§ Stored data:
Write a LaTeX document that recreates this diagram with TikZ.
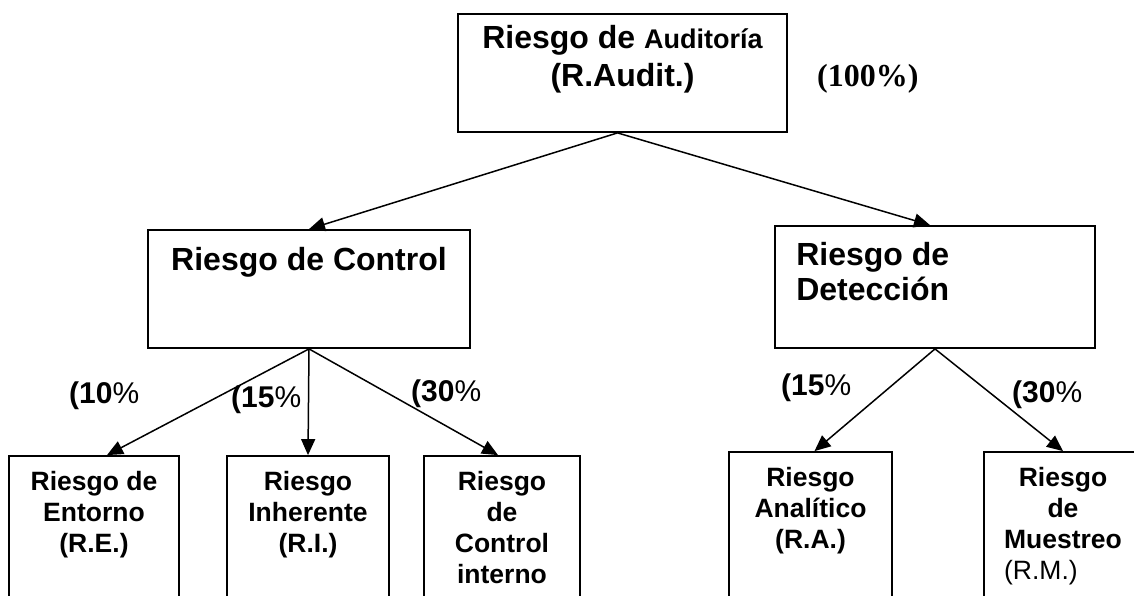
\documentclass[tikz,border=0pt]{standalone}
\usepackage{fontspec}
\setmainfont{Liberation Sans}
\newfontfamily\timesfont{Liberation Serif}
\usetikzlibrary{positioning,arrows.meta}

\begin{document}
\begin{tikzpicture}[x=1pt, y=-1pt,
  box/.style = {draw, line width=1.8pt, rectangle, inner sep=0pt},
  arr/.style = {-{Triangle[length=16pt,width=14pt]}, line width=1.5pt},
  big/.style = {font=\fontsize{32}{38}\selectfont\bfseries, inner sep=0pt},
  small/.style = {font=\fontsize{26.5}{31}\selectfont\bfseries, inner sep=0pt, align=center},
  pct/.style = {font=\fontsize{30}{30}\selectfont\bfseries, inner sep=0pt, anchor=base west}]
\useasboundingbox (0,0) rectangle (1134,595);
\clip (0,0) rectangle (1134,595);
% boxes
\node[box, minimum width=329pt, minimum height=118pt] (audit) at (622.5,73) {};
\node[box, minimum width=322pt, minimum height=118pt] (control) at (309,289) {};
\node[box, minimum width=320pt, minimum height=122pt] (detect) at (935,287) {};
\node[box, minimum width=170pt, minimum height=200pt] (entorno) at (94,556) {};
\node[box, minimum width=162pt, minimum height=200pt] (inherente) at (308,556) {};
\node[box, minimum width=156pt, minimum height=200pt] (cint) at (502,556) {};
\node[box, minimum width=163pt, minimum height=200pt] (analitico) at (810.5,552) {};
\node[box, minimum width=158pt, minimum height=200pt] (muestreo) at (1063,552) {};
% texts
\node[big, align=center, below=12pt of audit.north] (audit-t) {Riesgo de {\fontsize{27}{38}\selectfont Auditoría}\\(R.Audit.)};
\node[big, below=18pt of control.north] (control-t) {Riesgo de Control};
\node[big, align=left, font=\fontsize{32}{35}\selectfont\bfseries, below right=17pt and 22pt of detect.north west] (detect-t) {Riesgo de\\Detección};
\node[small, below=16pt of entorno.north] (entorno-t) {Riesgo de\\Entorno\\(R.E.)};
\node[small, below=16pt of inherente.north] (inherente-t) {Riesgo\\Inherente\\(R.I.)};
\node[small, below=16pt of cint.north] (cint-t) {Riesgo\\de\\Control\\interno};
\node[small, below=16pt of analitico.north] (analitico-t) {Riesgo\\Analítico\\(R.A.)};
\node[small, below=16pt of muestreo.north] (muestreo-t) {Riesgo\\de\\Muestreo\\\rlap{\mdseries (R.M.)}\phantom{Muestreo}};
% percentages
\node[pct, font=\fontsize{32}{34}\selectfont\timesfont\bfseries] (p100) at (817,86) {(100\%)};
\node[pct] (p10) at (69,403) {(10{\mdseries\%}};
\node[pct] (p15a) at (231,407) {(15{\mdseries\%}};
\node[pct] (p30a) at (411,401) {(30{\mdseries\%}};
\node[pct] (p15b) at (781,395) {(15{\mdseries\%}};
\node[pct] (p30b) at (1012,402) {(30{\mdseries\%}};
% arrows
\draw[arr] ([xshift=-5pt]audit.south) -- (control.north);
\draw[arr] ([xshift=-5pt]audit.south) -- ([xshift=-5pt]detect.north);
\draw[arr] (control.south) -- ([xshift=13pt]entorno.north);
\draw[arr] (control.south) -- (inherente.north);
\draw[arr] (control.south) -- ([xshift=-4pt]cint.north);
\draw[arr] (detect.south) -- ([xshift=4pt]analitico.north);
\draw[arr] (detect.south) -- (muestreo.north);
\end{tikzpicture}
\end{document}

§ Exercise:
Copy out all the data exactly; skip the pictures.

§ Result for this task:
Write a LaTeX document that recreates this diagram with TikZ.
\documentclass[tikz,border=0pt]{standalone}
\usepackage{fontspec}
\setmainfont{Liberation Sans}
\newfontfamily\timesfont{Liberation Serif}
\usetikzlibrary{positioning,arrows.meta}

\begin{document}
\begin{tikzpicture}[x=1pt, y=-1pt,
  box/.style = {draw, line width=1.8pt, rectangle, inner sep=0pt},
  arr/.style = {-{Triangle[length=16pt,width=14pt]}, line width=1.5pt},
  big/.style = {font=\fontsize{32}{38}\selectfont\bfseries, inner sep=0pt},
  small/.style = {font=\fontsize{26.5}{31}\selectfont\bfseries, inner sep=0pt, align=center},
  pct/.style = {font=\fontsize{30}{30}\selectfont\bfseries, inner sep=0pt, anchor=base west}]
\useasboundingbox (0,0) rectangle (1134,595);
\clip (0,0) rectangle (1134,595);
% boxes
\node[box, minimum width=329pt, minimum height=118pt] (audit) at (622.5,73) {};
\node[box, minimum width=322pt, minimum height=118pt] (control) at (309,289) {};
\node[box, minimum width=320pt, minimum height=122pt] (detect) at (935,287) {};
\node[box, minimum width=170pt, minimum height=200pt] (entorno) at (94,556) {};
\node[box, minimum width=162pt, minimum height=200pt] (inherente) at (308,556) {};
\node[box, minimum width=156pt, minimum height=200pt] (cint) at (502,556) {};
\node[box, minimum width=163pt, minimum height=200pt] (analitico) at (810.5,552) {};
\node[box, minimum width=158pt, minimum height=200pt] (muestreo) at (1063,552) {};
% texts
\node[big, align=center, below=12pt of audit.north] (audit-t) {Riesgo de {\fontsize{27}{38}\selectfont Auditoría}\\(R.Audit.)};
\node[big, below=18pt of control.north] (control-t) {Riesgo de Control};
\node[big, align=left, font=\fontsize{32}{35}\selectfont\bfseries, below right=17pt and 22pt of detect.north west] (detect-t) {Riesgo de\\Detección};
\node[small, below=16pt of entorno.north] (entorno-t) {Riesgo de\\Entorno\\(R.E.)};
\node[small, below=16pt of inherente.north] (inherente-t) {Riesgo\\Inherente\\(R.I.)};
\node[small, below=16pt of cint.north] (cint-t) {Riesgo\\de\\Control\\interno};
\node[small, below=16pt of analitico.north] (analitico-t) {Riesgo\\Analítico\\(R.A.)};
\node[small, below=16pt of muestreo.north] (muestreo-t) {Riesgo\\de\\Muestreo\\\rlap{\mdseries (R.M.)}\phantom{Muestreo}};
% percentages
\node[pct, font=\fontsize{32}{34}\selectfont\timesfont\bfseries] (p100) at (817,86) {(100\%)};
\node[pct] (p10) at (69,403) {(10{\mdseries\%}};
\node[pct] (p15a) at (231,407) {(15{\mdseries\%}};
\node[pct] (p30a) at (411,401) {(30{\mdseries\%}};
\node[pct] (p15b) at (781,395) {(15{\mdseries\%}};
\node[pct] (p30b) at (1012,402) {(30{\mdseries\%}};
% arrows
\draw[arr] ([xshift=-5pt]audit.south) -- (control.north);
\draw[arr] ([xshift=-5pt]audit.south) -- ([xshift=-5pt]detect.north);
\draw[arr] (control.south) -- ([xshift=13pt]entorno.north);
\draw[arr] (control.south) -- (inherente.north);
\draw[arr] (control.south) -- ([xshift=-4pt]cint.north);
\draw[arr] (detect.south) -- ([xshift=4pt]analitico.north);
\draw[arr] (detect.south) -- (muestreo.north);
\end{tikzpicture}
\end{document}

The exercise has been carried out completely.